Sólo María puede representar con perfección la Iglesia santa, porque es la obra más acabada de la sabiduría y de la omnipotencia de Dios

A su vez, el Catecismo de la Iglesia Católica6 recuerda que la Madre de Dios representa a la Iglesia no sólo en lo que es, sino en lo que será; en otras palabras, reconoce que el Cuerpo Místico de Nuestro Señor, a través de un crecimiento continuo en gracia y santidad, alcanzará su plenitud cuando se asemeje enteramente a la Inmaculada.

En este sentido, haciendo nuestros los ardientes deseos del Beato Palau por la glorificación de la Iglesia, hemos de preguntarnos: ¿cuándo la humanidad tendrá la dicha de contemplar, en la esposa mística de Cristo, la fisonomía de la Madre de Dios?

San Luis María Grignion de Montfort profetiza una era en la que «las almas respirarán a María tanto como los cuerpos respiran el aire».7 Sin duda, cuando esto suceda, podremos referirnos a la Iglesia no sólo como una, santa, católica y apostólica, sino también como marial.
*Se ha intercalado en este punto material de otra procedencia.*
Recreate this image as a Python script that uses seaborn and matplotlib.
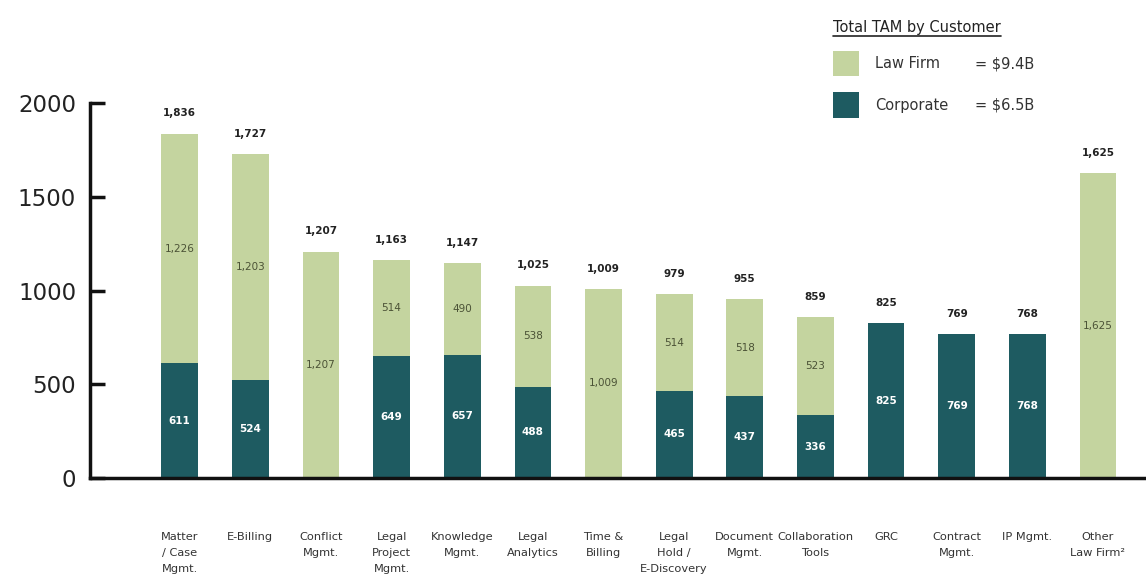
import matplotlib
matplotlib.use("Agg")
import matplotlib.pyplot as plt
from matplotlib.patches import Patch
from matplotlib.lines import Line2D
import seaborn as sns
import pandas as pd

# ---- data ----
categories = ["Matter\n/ Case\nMgmt.", "E-Billing", "Conflict\nMgmt.", "Legal\nProject\nMgmt.",
              "Knowledge\nMgmt.", "Legal\nAnalytics", "Time &\nBilling", "Legal\nHold /\nE-Discovery",
              "Document\nMgmt.", "Collaboration\nTools", "GRC", "Contract\nMgmt.", "IP Mgmt.",
              "Other\nLaw Firm\u00b2"]
corporate = [611, 524, 0, 649, 657, 488, 0, 465, 437, 336, 825, 769, 768, 0]
law_firm = [1226, 1203, 1207, 514, 490, 538, 1009, 514, 518, 523, 0, 0, 0, 1625]
totals = [1836, 1727, 1207, 1163, 1147, 1025, 1009, 979, 955, 859, 825, 769, 768, 1625]
y_ticks = [0, 500, 1000, 1500, 2000]
legend_title = "Total TAM by Customer"
legend_labels = ["Law Firm", "Corporate"]
legend_values = ["= $9.4B", "= $6.5B"]

LIGHT = "#c4d49f"
DARK = "#1e5b61"

sns.set_theme(style="white")
plt.rcParams["font.family"] = ["DejaVu Sans"]

W, H = 1146, 578
fig = plt.figure(figsize=(W / 100, H / 100), dpi=100)
ax = fig.add_axes([90 / W, 1 - 478 / H, 1 - 90 / W, (478 - 103) / H])

df = pd.DataFrame({"cat": categories,
                   "stack": [c + l for c, l in zip(corporate, law_firm)],
                   "corp": corporate})

sns.barplot(data=df, x="cat", y="stack", order=categories, color=LIGHT, saturation=1,
            width=0.52, linewidth=0, ax=ax)
sns.barplot(data=df, x="cat", y="corp", order=categories, color=DARK, saturation=1,
            width=0.52, linewidth=0, ax=ax)

ax.set_xlim(-1.27, 13.68)
ax.set_ylim(0, 2000)
ax.set_yticks(y_ticks)
ax.set_yticklabels([str(t) for t in y_ticks], fontsize=16.5, color="#222222")
ax.set_xlabel("")
ax.set_ylabel("")
ax.tick_params(axis="y", direction="in", length=11, width=2.5, color="#111111", pad=10, left=True)
ax.tick_params(axis="x", length=0, pad=39)
for lab in ax.get_xticklabels():
    lab.set_fontsize(8.2)
    lab.set_color("#333333")
    lab.set_linespacing(1.75)
    lab.set_verticalalignment("top")

for s in ["top", "right"]:
    ax.spines[s].set_visible(False)
for s in ["left", "bottom"]:
    ax.spines[s].set_linewidth(2.5)
    ax.spines[s].set_color("#111111")
ax.spines["left"].set_bounds(0, 2000)

# labels
for i, (c, l, t) in enumerate(zip(corporate, law_firm, totals)):
    top = c + l
    ax.annotate(f"{t:,}", (i, top), xytext=(0, 11), textcoords="offset points",
                ha="center", va="bottom", fontsize=7.5, fontweight="bold", color="#222222",
                annotation_clip=False)
    if c > 0:
        ax.text(i, c / 2, f"{c:,}", ha="center", va="center", fontsize=7.5,
                fontweight="bold", color="white")
    if l > 0:
        ax.text(i, c + l / 2, f"{l:,}", ha="center", va="center", fontsize=7.5,
                color="#4b5236")

# legend
handles = [Patch(facecolor=LIGHT, edgecolor="none"), Patch(facecolor=DARK, edgecolor="none")]
leg = ax.legend(handles, legend_labels, title=legend_title, loc="upper left",
                bbox_to_anchor=(833 / W, 1 - 20 / H), bbox_transform=fig.transFigure,
                frameon=False, fontsize=10.5, title_fontsize=10.5, handlelength=1.75,
                handleheight=2.3, handletextpad=1.15, labelspacing=1.1, borderpad=0,
                borderaxespad=0, alignment="left")
for t in leg.get_texts():
    t.set_color("#333333")
leg.get_title().set_color("#222222")

fig.canvas.draw()
r = fig.canvas.get_renderer()
tb = leg.get_title().get_window_extent(r)
fig.add_artist(Line2D([tb.x0 / W, tb.x1 / W], [(tb.y0 - 1) / H, (tb.y0 - 1) / H],
                      transform=fig.transFigure, color="#222222", lw=1.2))
for txt, val in zip(leg.get_texts(), legend_values):
    bb = txt.get_window_extent(r)
    fig.text(975 / W, (bb.y0 + bb.y1) / 2 / H, val, ha="left", va="center",
             fontsize=10.5, color="#333333")

fig.savefig("out.png", dpi=100)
Será entonces el gran Nunc dimittis de las almas fieles: «Ahora, Señor, puedes dar por concluida la historia, pues todas las glorias de tu esposa han sido plenamente manifestadas». ◊

 

Notas


1 SANTO TOMÁS DE AQUINO. Suma Teológica. III, q. 48, a. 2, ad. 1.

2 BEATO FRANCISCO PALAU Y QUER. «Mis relaciones con la Iglesia». In: Obras selectas. Burgos: Monte Carmelo, 1988, p. 350.

3 Los hechos narrados a continuación, así como los diálogos reproducidos, han sido tomados de la obra Mis relaciones con la Iglesia, citada anteriormente.

4 CONCILIO VATICANO II. Lumen gentium, n.º 53.

5 Idem, n.º 63.

6 Cf. CCE 972.

7 SAN LUIS MARÍA GRIGNION DE MONTFORT. «Traité de la vraie dévotion à la Sainte Vierge», n.º 217. In: Œuvres Complètes. Paris: Du Seuil, 1966, p. 634.